- Genre: Historical drama
- Screenplay by: Debbie O'Malley
- Directed by: Lee Haven Jones
- Starring: Mia McKenna-Bruce; Natalie Dormer; Ed Speleers; Philip Glenister; Claire Skinner; Laura Aikman; Ophelia Lovibond; Mark Stanley;
- Country of origin: United Kingdom
- Original language: English
- No. of series: 1
- No. of episodes: 4

Production
- Executive producers: Polly Hill; Stephen Nye; Debbie O'Malley; Sian McWilliams; Andy Harries; Rebecca Hodgson; Jess O'Riordan;
- Producer: Florence Haddon-Cave
- Running time: 47 minutes
- Production companies: Left Bank Pictures; Sony Pictures Television;

Original release
- Network: ITVX
- Release: 22 February – 2 March 2026

= The Lady (TV series) =

British television series

The Lady is a four-part British television drama mini series that is partly fictionalised but based on true events, depicting former royal dresser Jane Andrews who was convicted of murder in 2001. The ITVX series has Mia McKenna-Bruce leading the cast as Andrews, with a cast that also includes Natalie Dormer as Sarah, Duchess of York, as well as featuring Phillip Glenister, Laura Aikman and Claire Skinner.

==Premise==
The series is a partly fictionalised drama that depicts the true-life story of the rise and fall of former royal dresser Jane Andrews, who rose from humble beginnings to work for Sarah, Duchess of York, prior to being convicted of the murder of her boyfriend Thomas Cressman in 2001.

==Cast==
- Mia McKenna-Bruce as Jane Andrews
- Natalie Dormer as Sarah, Duchess of York
- Ed Speleers as Thomas Cressman
- Philip Glenister as DCI Douglas
- Claire Skinner as June Andrews
- Daniel Ryan as David Andrews
- Laura Aikman
- Ophelia Lovibond as Aleksandra
- Mark Stanley
- Sean Teale as Luis Castillo

==Production==
The series was announced by ITVX in December 2024. Lee Haven Jones is director of the four-part series from a script by Debbie O'Malley. Left Bank Pictures are producers on the series. Jess O'Riordan and Stephen Nye are executive produce on behalf of BritBox with Polly Hill for ITV. O'Malley is also an executive producer, while executive producers for Left Bank Pictures are Sian McWilliams, Andy Harries and Rebecca Hodgson. Florence Haddon-Cave is the series producer.
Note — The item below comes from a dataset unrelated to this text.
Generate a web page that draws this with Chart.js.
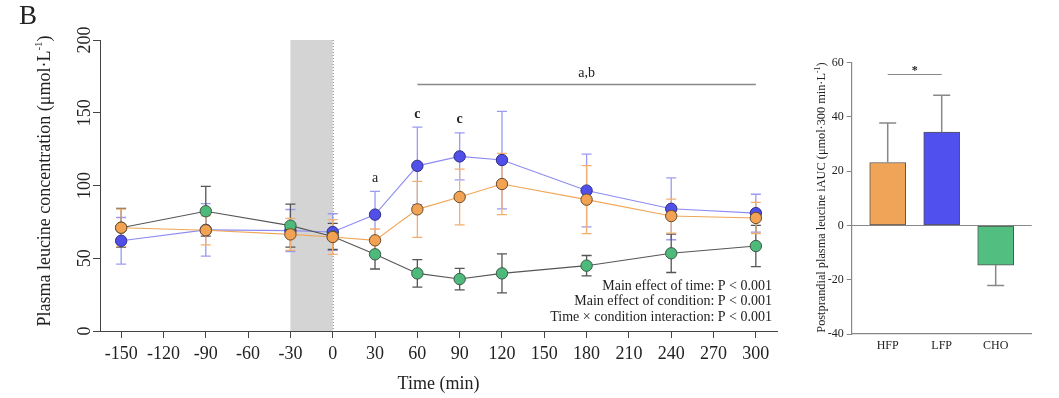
<!DOCTYPE html>
<html><head><meta charset="utf-8">
<script src="https://cdn.jsdelivr.net/npm/chart.js@4.4.1/dist/chart.umd.min.js"></script>
<style>
html,body{margin:0;padding:0;background:#fff;}
#wrap{position:relative;width:1059px;height:398px;overflow:hidden;background:#fff;}
#c1{position:absolute;left:0;top:0;}
#c2{position:absolute;left:790px;top:0;}
</style></head><body>
<div id="wrap"><canvas id="c1" width="790" height="398"></canvas><canvas id="c2" width="269" height="398"></canvas></div>
<script>
// ---- data: time course ----
const times = [-150, -90, -30, 0, 30, 60, 90, 120, 180, 240, 300];
const lfpMean = [62, 69.5, 69, 68, 80, 113.5, 120, 117.5, 96.5, 84, 81];
const lfpSd   = [16, 18, 14.5, 12.6, 16, 26.6, 16.2, 33.5, 25, 21.3, 13];
const hfpMean = [71, 69.2, 66.4, 64.6, 62.3, 83.6, 92.1, 101, 90.3, 79, 77.7];
const hfpSd   = [12.8, 10, 11, 12, 7.8, 19.3, 19.1, 21, 23.4, 11.7, 10.7];
const choMean = [71, 82.3, 72.4, 65, 52.7, 39.6, 35.7, 39.6, 44.9, 53.4, 58.4];
const choSd   = [13.3, 17.1, 14.8, 9, 10.1, 9.4, 7.4, 13.4, 7, 13.2, 14.2];
const xTicks = [-150, -120, -90, -60, -30, 0, 30, 60, 90, 120, 150, 180, 210, 240, 270, 300];
const yTicks = [0, 50, 100, 150, 200];
const sigLetters = [{x: 30, y: 105, t: 'a', bold: false}, {x: 60, y: 149, t: 'c', bold: true}, {x: 90, y: 145.7, t: 'c', bold: true}];
const sigBar = {from: 60, to: 300, y: 170, label: 'a,b', labelY: 177};
const statsLines = ['Main effect of time: P < 0.001', 'Main effect of condition: P < 0.001', 'Time \u00d7 condition interaction: P < 0.001'];
// ---- data: iAUC ----
const aucCategories = ['HFP', 'LFP', 'CHO'];
const aucMean = [23.2, 34.4, -14.6];
const aucSd = [14.6, 13.6, 7.5];
const aucTicks = [-40, -20, 0, 20, 40, 60];
const aucSig = {from: 1, to: 2, y: 55.8, label: '*'};

const SERIF = '"Liberation Serif", "Times New Roman", serif';
const TXT = '#222';

function drawRotatedParts(ctx, bx, cy, parts) {
  ctx.save();
  let total = 0;
  parts.forEach(p => { ctx.font = p.size + 'px ' + SERIF; p.w = ctx.measureText(p.t).width; total += p.w; });
  ctx.translate(bx, cy);
  ctx.rotate(-Math.PI / 2);
  ctx.textBaseline = 'alphabetic';
  ctx.textAlign = 'left';
  ctx.fillStyle = TXT;
  let xx = -total / 2;
  parts.forEach(p => { ctx.font = p.size + 'px ' + SERIF; ctx.fillText(p.t, xx, -(p.rise || 0)); xx += p.w; });
  ctx.restore();
}

const bandPlugin = {
  id: 'band',
  beforeDatasetsDraw(chart) {
    const {ctx, chartArea: a, scales: {x}} = chart;
    const x0 = x.getPixelForValue(-30), x1 = x.getPixelForValue(0);
    ctx.save();
    ctx.fillStyle = '#d4d4d4';
    ctx.fillRect(x0, a.top, x1 - x0, a.bottom - a.top);
    ctx.strokeStyle = '#777';
    ctx.lineWidth = 1;
    ctx.setLineDash([1, 2]);
    ctx.beginPath(); ctx.moveTo(x1 + 0.5, a.top); ctx.lineTo(x1 + 0.5, a.bottom); ctx.stroke();
    ctx.restore();
  }
};

const errPlugin = {
  id: 'errs',
  beforeDatasetsDraw(chart) {
    const {ctx, scales: {x, y}} = chart;
    chart.data.datasets.forEach(ds => {
      ctx.save();
      ctx.strokeStyle = ds.errColor;
      ctx.lineWidth = 1.3;
      ds.data.forEach((p, j) => {
        const px = x.getPixelForValue(p.x);
        const t = y.getPixelForValue(p.y + ds.sd[j]);
        const b = y.getPixelForValue(p.y - ds.sd[j]);
        ctx.beginPath();
        ctx.moveTo(px, t); ctx.lineTo(px, b);
        ctx.moveTo(px - 5, t); ctx.lineTo(px + 5, t);
        ctx.moveTo(px - 5, b); ctx.lineTo(px + 5, b);
        ctx.stroke();
      });
      ctx.restore();
    });
  }
};

const textPlugin1 = {
  id: 'text1',
  afterDraw(chart) {
    const {ctx, chartArea: a, scales: {x, y}} = chart;
    ctx.save();
    ctx.fillStyle = TXT;
    // rotated y tick labels
    ctx.font = '18px ' + SERIF;
    yTicks.forEach(v => {
      const py = y.getPixelForValue(v);
      ctx.save();
      ctx.translate(89.5, py);
      ctx.rotate(-Math.PI / 2);
      ctx.textAlign = 'center';
      ctx.textBaseline = 'alphabetic';
      ctx.fillText(String(v), 0, 0);
      ctx.restore();
    });
    // panel letter
    ctx.font = '27px ' + SERIF;
    ctx.textAlign = 'left';
    ctx.textBaseline = 'alphabetic';
    ctx.fillText('B', 19, 24);
    // significance letters
    sigLetters.forEach(s => {
      ctx.font = (s.bold ? 'bold ' : '') + '14px ' + SERIF;
      ctx.textAlign = 'center';
      ctx.textBaseline = 'middle';
      ctx.fillText(s.t, x.getPixelForValue(s.x), y.getPixelForValue(s.y));
    });
    // bracket
    ctx.strokeStyle = '#888';
    ctx.lineWidth = 1.5;
    const by = Math.round(y.getPixelForValue(sigBar.y)) + 0.5;
    ctx.beginPath(); ctx.moveTo(x.getPixelForValue(sigBar.from), by); ctx.lineTo(x.getPixelForValue(sigBar.to), by); ctx.stroke();
    ctx.font = '14px ' + SERIF;
    ctx.textAlign = 'center';
    ctx.fillText(sigBar.label, x.getPixelForValue((sigBar.from + sigBar.to) / 2), y.getPixelForValue(sigBar.labelY));
    // stats text
    ctx.textAlign = 'right';
    ctx.textBaseline = 'middle';
    statsLines.forEach((l, i) => ctx.fillText(l, 772, 286 + i * 15.5));
    ctx.restore();
    // y title
    drawRotatedParts(ctx, 49.5, 181, [
      {t: 'Plasma leucine concentration (\u03bcmol\u00b7L', size: 18},
      {t: '-1', size: 11, rise: 8},
      {t: ')', size: 18}
    ]);
  }
};

const mk = (label, mean, sd, fill, line, err, border, order) => ({
  label, order,
  data: times.map((t, i) => ({x: t, y: mean[i]})),
  sd, errColor: err,
  borderColor: line, borderWidth: 1.1,
  pointRadius: 5.7, pointBackgroundColor: fill, pointBorderColor: border, pointBorderWidth: 1,
  tension: 0, fill: false
});

new Chart(document.getElementById('c1'), {
  type: 'line',
  data: {datasets: [
    mk('LFP', lfpMean, lfpSd, '#5050e8', '#8c8cf2', '#9a9af2', '#2e2e8a', 3),
    mk('CHO', choMean, choSd, '#4dba7c', '#555', '#555', '#3a5a44', 2),
    mk('HFP', hfpMean, hfpSd, '#f2a253', '#f0a656', '#f2b070', '#6a4a2a', 1)
  ]},
  options: {
    responsive: false, animation: false, devicePixelRatio: 1,
    layout: {padding: {left: 0, right: 13, top: 40, bottom: 0}},
    plugins: {legend: {display: false}, tooltip: {enabled: false}},
    scales: {
      x: {
        type: 'linear', min: -165, max: 315,
        afterBuildTicks: s => { s.ticks = xTicks.map(v => ({value: v})); },
        afterFit: s => { s.height = 67; },
        grid: {display: true, drawOnChartArea: false, drawTicks: true, tickLength: 7, color: '#444'},
        border: {display: true, color: '#444', width: 1},
        ticks: {font: {family: SERIF, size: 18}, color: TXT, padding: 5, maxRotation: 0, autoSkip: false, callback: v => String(v)},
        title: {display: true, text: 'Time (min)', font: {family: SERIF, size: 18}, color: TXT, padding: {top: 0, bottom: 3}}
      },
      y: {
        type: 'linear', min: 0, max: 200,
        afterBuildTicks: s => { s.ticks = yTicks.map(v => ({value: v})); },
        afterFit: s => { s.width = 100; },
        grid: {display: true, drawOnChartArea: false, drawTicks: true, tickLength: 7, color: '#444'},
        border: {display: true, color: '#444', width: 1},
        ticks: {display: false}
      }
    }
  },
  plugins: [bandPlugin, errPlugin, textPlugin1]
});

// ---- iAUC chart ----
const barPlugin = {
  id: 'barExtras',
  beforeDatasetsDraw(chart) {
    const {ctx, chartArea: a, scales: {y}} = chart;
    const zy = Math.round(y.getPixelForValue(0)) + 0.5;
    ctx.save();
    ctx.strokeStyle = '#888'; ctx.lineWidth = 1.2;
    ctx.beginPath(); ctx.moveTo(a.left, zy); ctx.lineTo(a.right, zy); ctx.stroke();
    ctx.restore();
  },
  afterDatasetsDraw(chart) {
    const {ctx, scales: {x, y}} = chart;
    ctx.save();
    ctx.strokeStyle = '#888'; ctx.lineWidth = 1.5;
    aucMean.forEach((m, i) => {
      const px = x.getPixelForValue(i + 1);
      const s = m >= 0 ? 1 : -1;
      const p0 = y.getPixelForValue(m), p1 = y.getPixelForValue(m + s * aucSd[i]);
      ctx.beginPath(); ctx.moveTo(px, p0); ctx.lineTo(px, p1);
      ctx.moveTo(px - 8.5, p1); ctx.lineTo(px + 8.5, p1); ctx.stroke();
    });
    // bracket
    ctx.lineWidth = 1.2;
    const by = Math.round(y.getPixelForValue(aucSig.y)) + 0.5;
    ctx.beginPath(); ctx.moveTo(x.getPixelForValue(aucSig.from), by); ctx.lineTo(x.getPixelForValue(aucSig.to), by); ctx.stroke();
    ctx.fillStyle = TXT;
    ctx.font = 'bold 12px ' + SERIF;
    ctx.textAlign = 'center'; ctx.textBaseline = 'alphabetic';
    ctx.fillText(aucSig.label, x.getPixelForValue((aucSig.from + aucSig.to) / 2), by - 1);
    ctx.restore();
  },
  afterDraw(chart) {
    const {ctx} = chart;
    drawRotatedParts(ctx, 35, 197.5, [
      {t: 'Postprandial plasma leucine iAUC (\u03bcmol\u00b7300 min\u00b7L', size: 12.3},
      {t: '-1', size: 8, rise: 5},
      {t: ')', size: 12.3}
    ]);
  }
};

new Chart(document.getElementById('c2'), {
  type: 'bar',
  data: {datasets: [{
    data: aucCategories.map((c, i) => ({x: i + 1, y: aucMean[i]})),
    backgroundColor: ['#f0a458', '#5050ee', '#52be80'],
    borderColor: '#555', borderWidth: 1, borderSkipped: false,
    barThickness: 36
  }]},
  options: {
    responsive: false, animation: false, devicePixelRatio: 1,
    layout: {padding: {left: 0, right: 27.3, top: 62.7, bottom: 0}},
    plugins: {legend: {display: false}, tooltip: {enabled: false}},
    scales: {
      x: {
        type: 'linear', min: 0.333, max: 3.667, offset: false,
        afterBuildTicks: s => { s.ticks = aucCategories.map((c, i) => ({value: i + 1})); },
        afterFit: s => { s.height = 64; },
        grid: {display: true, drawOnChartArea: false, drawTicks: false, offset: false, color: '#888'},
        border: {display: true, color: '#888', width: 1.2},
        ticks: {font: {family: SERIF, size: 12}, color: TXT, padding: 5, maxRotation: 0, autoSkip: false,
          callback: v => aucCategories[Math.round(v) - 1] || ''}
      },
      y: {
        type: 'linear', min: -40, max: 60,
        afterBuildTicks: s => { s.ticks = aucTicks.map(v => ({value: v})); },
        afterFit: s => { s.width = 61.7; },
        grid: {display: true, drawOnChartArea: false, drawTicks: true, tickLength: 5, color: '#888'},
        border: {display: true, color: '#888', width: 1.2},
        ticks: {font: {family: SERIF, size: 12}, color: TXT, padding: 3}
      }
    }
  },
  plugins: [barPlugin]
});
</script>
</body></html>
In March 2025, Mia McKenna-Bruce was announced to be leading the series as Jane Andrews, with Natalie Dormer as Sarah, Duchess of York, as well as Ed Speleers, Philip Glenister and Claire Skinner in addition to Laura Aikman, Ophelia Lovibond, Mark Stanley, Daniel Ryan and Sean Teale making up the rest of the cast.

Filming took place in Hampstead, London, in April 2025.

In September 2025, it was reported that Natalie Dormer who plays Sarah, Duchess of York, would not promote the show because of renewed focus on Sarah's ties to convicted sex offender Jeffrey Epstein.

==Reception==
In September 2026, Lee Haven Jones received a best director nomination at the BAFTA Cymru Awards.